Though I am inclined to doubt it, the idea that value displays lexicality of this sort is an idea worth pursuing.  But I find it just about inconceivable that enjoyment itself -- a natural, psychological quantity -- could be like this.  I don't see that any competent judge who considered the matter carefully would judge this way.  The view also has implications that are difficult to accept.  It implies that the most amazing meal, or massage, or heroin high anyone has ever had is less enjoyable than the enjoyment I will get the next time I hear someone quote Mark Twain.  Crisp would even seem to be committed to the claim that the total amount of enjoyment from all the great meals, massages, and heroin highs that ever have been and ever will be experienced by all the people in all the world, is less than the amount of enjoyment I will get the next time I hear someone quote Mark Twain.

Crisp asks us to

imagine someone who has just drunk a cool glass of lemonade and has also completed her first reading of Jane Austen's Pride and Prejudice.  If we ask her to rank on a scale of enjoyableness the experience of drinking the lemonade against that of reading the novel, … [t]here is nothing to prevent our judge's claiming that it would not matter how long the experience of enjoyable drinking could be prolonged: she would never enjoy it as much as she enjoyed the novel.  (115)

If our judge claimed this, I think charity would require that we understand her as attempting to convey the idea that no matter how long the experience of enjoyable drinking could be prolonged, that experience would never be as important to her, or as good, as the experience of reading the novel.  For if she intended to convey what she literally said, shouldn't we conclude that she was just confused about the concept of enjoyment?

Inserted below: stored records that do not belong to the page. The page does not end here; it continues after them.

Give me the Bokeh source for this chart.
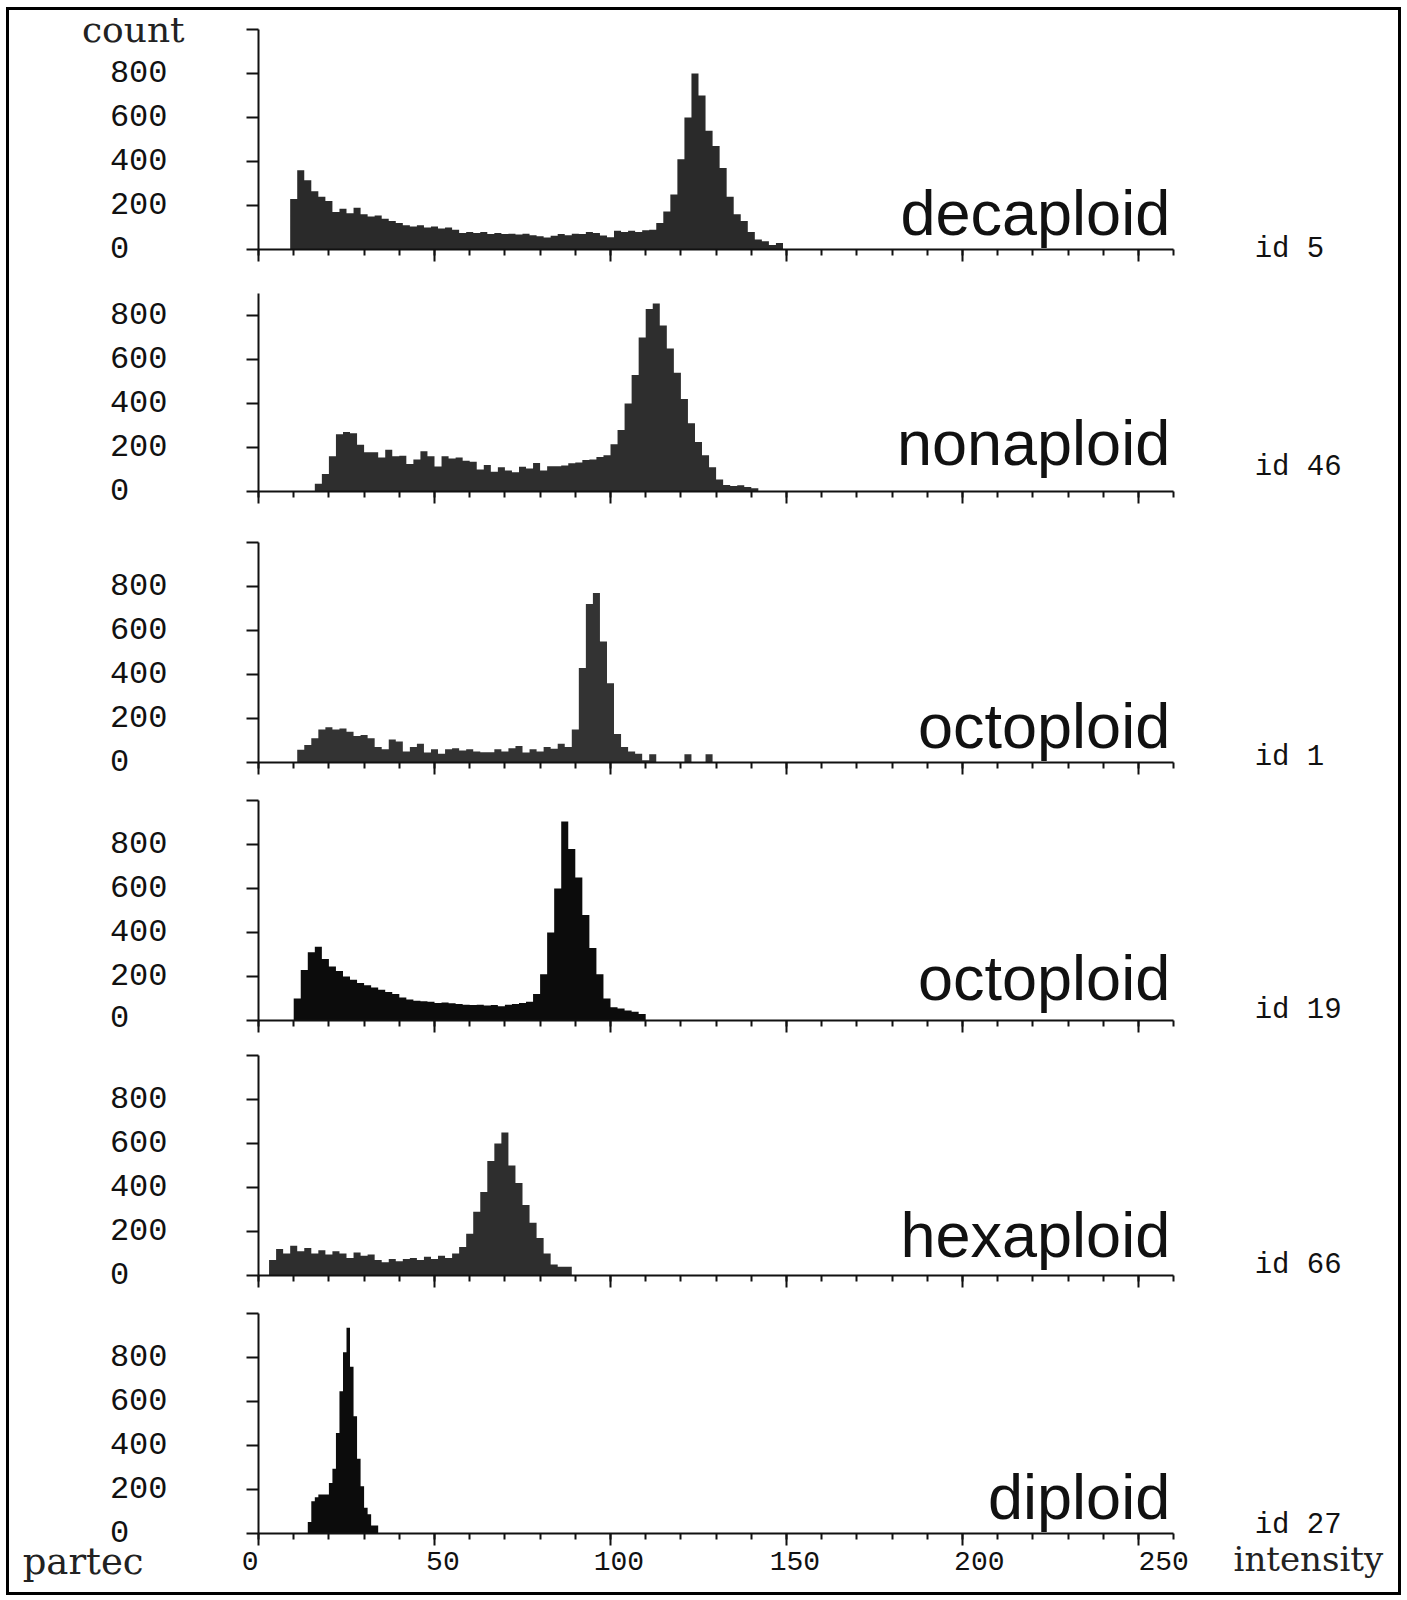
from bokeh.plotting import figure
from bokeh.layouts import column
from bokeh.models import Range1d, FixedTicker, Label, ColumnDataSource
from bokeh.embed import file_html
from bokeh.resources import INLINE

# ---------------- data ----------------
INTENSITY_MAJOR = [0, 50, 100, 150, 200, 250]
INTENSITY_MINOR = list(range(0, 261, 10))
INTENSITY_LABELS = {0: "0\u00a0", 50: "\u00a050", 100: "\u00a0100",
                    150: "\u00a0150", 200: "\u00a0\u00a0200", 250: "\u00a0\u00a0\u00a0250"}
COUNT_TICKS_FULL = [0, 200, 400, 600, 800, 1000]
COUNT_TICKS_SHORT = [0, 200, 400, 600, 800]

ploidy = ["decaploid", "nonaploid", "octoploid", "octoploid", "hexaploid", "diploid"]
sample_ids = ["id 5", "id 46", "id 1", "id 19", "id 66", "id 27"]
count_max = [1000, 900, 1000, 1000, 1000, 1000]
bin_start = [9, 16, 11, 10, 3, 14]
bin_width = [2, 2, 2, 2, 2, 1]

decaploid_counts = [230, 360, 315, 265, 240, 220, 170, 185, 165, 190,
                    160, 150, 155, 140, 130, 120, 110, 105, 110, 100,
                    105, 95, 100, 90, 75, 80, 75, 80, 70, 75,
                    70, 72, 68, 72, 65, 60, 55, 62, 70, 65,
                    72, 70, 80, 75, 64, 56, 85, 80, 85, 80,
                    87, 90, 120, 173, 250, 410, 600, 800, 700, 540,
                    470, 370, 240, 160, 130, 80, 45, 38, 20, 30]
nonaploid_counts = [35, 80, 160, 260, 270, 265, 212, 178, 178, 155,
                    190, 160, 162, 125, 145, 183, 160, 114, 160, 150,
                    155, 140, 135, 100, 120, 90, 110, 95, 88, 112,
                    105, 130, 95, 115, 115, 118, 128, 132, 143, 146,
                    157, 165, 215, 280, 400, 530, 700, 830, 855, 755,
                    650, 540, 420, 310, 225, 165, 110, 55, 30, 25,
                    28, 20, 15]
octoploid1_counts = [58, 80, 110, 150, 160, 150, 155, 140, 120, 125,
                     110, 70, 60, 105, 95, 50, 70, 85, 45, 60,
                     40, 60, 65, 55, 60, 50, 47, 47, 60, 50,
                     65, 75, 45, 60, 50, 70, 62, 85, 70, 150,
                     430, 720, 770, 550, 360, 130, 70, 50, 40, 10,
                     38, 0, 0, 0, 0, 38, 0, 0, 38]
octoploid19_counts = [100, 230, 310, 335, 280, 245, 225, 200, 185, 170,
                      160, 150, 140, 130, 120, 105, 95, 90, 88, 85,
                      80, 82, 78, 75, 72, 70, 72, 68, 70, 65,
                      72, 75, 80, 85, 120, 210, 400, 600, 905, 780,
                      650, 480, 330, 210, 100, 60, 55, 45, 40, 30]
hexaploid_counts = [70, 120, 100, 135, 110, 125, 100, 115, 95, 110,
                    100, 80, 105, 90, 95, 70, 60, 75, 65, 75,
                    80, 70, 85, 75, 90, 80, 100, 130, 190, 290,
                    380, 520, 600, 650, 500, 420, 320, 240, 170, 100,
                    50, 40, 40]
diploid_counts = [52, 147, 165, 177, 177, 177, 230, 294, 457, 647,
                  824, 935, 758, 533, 340, 215, 117, 87, 36, 36]

counts = [decaploid_counts, nonaploid_counts, octoploid1_counts,
          octoploid19_counts, hexaploid_counts, diploid_counts]
fill_colors = ["#2a2a2a", "#2e2e2e", "#333333", "#0c0c0c", "#2e2e2e", "#0c0c0c"]

# ---------------- layout (pixels) ----------------
PX_PER_UNIT = 3.52      # horizontal pixels per intensity unit
PX_PER_COUNT = 0.22     # vertical pixels per count
FIG_W = 1389
X0_PX = 249             # position of intensity 0 inside each figure
fig_top = [10, 270, 520, 780, 1036, 1294]
fig_h = [260, 250, 260, 256, 258, 298]
baseline_px = [249, 491, 762, 1020, 1275, 1533]

label_base = [168, 220, 164, 194, 186, 167]
id_y = [0, 110, 23, 45, 45, 36]

MONO = "Liberation Mono"
figs = []
for k in range(6):
    ymax = count_max[k]
    above = (baseline_px[k] - fig_top[k]) / PX_PER_COUNT
    below = (fig_top[k] + fig_h[k] - baseline_px[k]) / PX_PER_COUNT
    p = figure(frame_width=FIG_W, frame_height=fig_h[k],
               x_range=Range1d(-X0_PX / PX_PER_UNIT, (FIG_W - X0_PX) / PX_PER_UNIT),
               y_range=Range1d(-below, above),
               min_border=0, output_backend="svg", toolbar_location=None, tools="")
    p.grid.visible = False
    p.outline_line_color = None
    p.background_fill_color = "white"
    p.border_fill_color = "white"

    edges = [bin_start[k] + i * bin_width[k] for i in range(len(counts[k]) + 1)]
    src = ColumnDataSource(dict(x=edges, top=counts[k] + [0], bottom=[0] * len(edges)))
    p.varea_step(x="x", y1="bottom", y2="top", step_mode="after", source=src,
                 fill_color=fill_colors[k])

    # x axis drawn at count 0
    xa = p.xaxis[0]
    xa.fixed_location = 0
    xa.ticker = FixedTicker(ticks=INTENSITY_MAJOR, minor_ticks=INTENSITY_MINOR)
    xa.bounds = (0, 260)
    xa.axis_line_width = 2
    xa.axis_line_color = "#111111"
    xa.major_tick_line_width = 2
    xa.major_tick_line_color = "#111111"
    xa.minor_tick_line_width = 2
    xa.minor_tick_line_color = "#111111"
    xa.major_tick_out = 12
    xa.major_tick_in = 0
    xa.minor_tick_out = 6
    xa.minor_tick_in = 0
    if k == 5:
        xa.major_label_overrides = INTENSITY_LABELS
        xa.major_label_text_font = MONO
        xa.major_label_text_font_size = "28px"
        xa.major_label_text_color = "#111111"
        xa.major_label_standoff = 1
    else:
        xa.major_label_overrides = {t: "" for t in INTENSITY_MAJOR}
        xa.major_label_text_font_size = "0px"
        xa.major_label_standoff = 0

    # y axis drawn at intensity 0
    ya = p.yaxis[0]
    ya.fixed_location = 0
    ya.ticker = FixedTicker(ticks=COUNT_TICKS_SHORT if ymax < 1000 else COUNT_TICKS_FULL,
                            minor_ticks=[])
    ya.bounds = (0, ymax)
    ya.axis_line_width = 2
    ya.axis_line_color = "#111111"
    ya.major_tick_line_width = 2
    ya.major_tick_line_color = "#111111"
    ya.major_tick_out = 12
    ya.major_tick_in = 0
    ya.minor_tick_out = 0
    ya.minor_tick_in = 0
    ya.major_label_standoff = 79
    ya.major_label_text_font = MONO
    ya.major_label_text_font_size = "32px"
    ya.major_label_text_color = "#111111"
    ya.major_label_overrides = {0: "0\u00a0\u00a0", 1000: ""}

    p.add_layout(Label(x=259, y=label_base[k], text=ploidy[k],
                       text_font="Liberation Sans", text_font_size="63px",
                       text_align="right", text_baseline="alphabetic",
                       text_color="#111111"))
    p.add_layout(Label(x=283, y=id_y[k], text=sample_ids[k],
                       text_font=MONO, text_font_size="29px",
                       text_align="left", text_baseline="middle",
                       text_color="#111111"))
    if k == 0:
        p.add_layout(Label(x=-21, y=1000, text="count",
                           text_font="DejaVu Serif", text_font_size="36px",
                           text_align="right", text_baseline="middle",
                           text_color="#222222"))
    if k == 5:
        p.add_layout(Label(x=-67, y=-127, text="partec",
                           text_font="DejaVu Serif", text_font_size="37px",
                           text_align="left", text_baseline="middle",
                           text_color="#222222"))
        p.add_layout(Label(x=277, y=-118, text="intensity",
                           text_font="DejaVu Serif", text_font_size="34px",
                           text_align="left", text_baseline="middle",
                           text_color="#222222"))
    figs.append(p)

layout = column(*figs, spacing=0, margin=(7, 0, 0, 6),
                styles={"border": "3px solid black"})
open("out.html", "w").write(file_html(layout, INLINE))
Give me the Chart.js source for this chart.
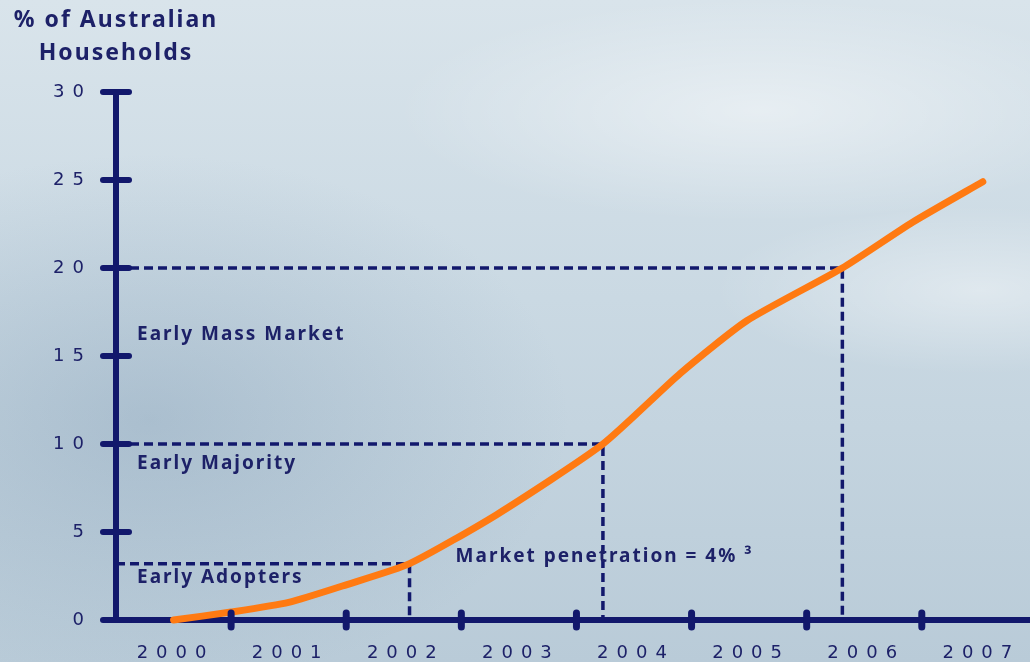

A final point to note is that Crisp's reply doesn't address everything that bothers us about Haydn and the Oyster: it doesn't avoid the lack-of-variety objection I alluded to above.  A life spent enjoying the same higher pleasure over and over again, for millennia, appeals to us much less than does Haydn's seventy-seven-year life, even though the former life would contain far more enjoyment -- even on Crisp's lexical view of enjoyment.

Conclusion

Crisp's book demonstrates facility with an impressive breadth of topics in normative ethics, metaethics, and beyond.  His philosophical ingenuity and knowledgeability come across in every chapter.  However, I believe Crisp's readers would have gotten more out of his book had Crisp allowed himself more space to put his full powers to bear on his topics.[2]

References

Carson, Thomas L., Value and the Good Life (Notre Dame: University of Notre Dame Press, 2000).

Feldman, Fred, "Hedonism," in The Encyclopedia of Ethics, L. C. Becker and C. B. Becker (eds.) (New York: Routledge, 2001), pp. 662-669.

Sumner, L. W., Welfare, (Oxford: Happiness, & Ethics Clarendon Press, 1996).



[1] Carson (2000, pp. 13-14) uses 'felt-quality theory' to cover both the distinctive feeling view and the hedonic tone theory, which are so-called in Feldman 2001 (p. 663).  Crisp uses the term 'felt-quality' in a few places to characterize his view (3, 110).  Sumner (1996, pp. 87-91) uses the labels 'internalism' and 'externalism', as does Crisp.  Although Crisp accepts a felt-quality theory but rejects the distinctive feeling view, it's not clear whether he would accept the label 'hedonic tone theory'.

[2] I am grateful to David Barnett, Fred Feldman, and Christian Lee for helpful discussion.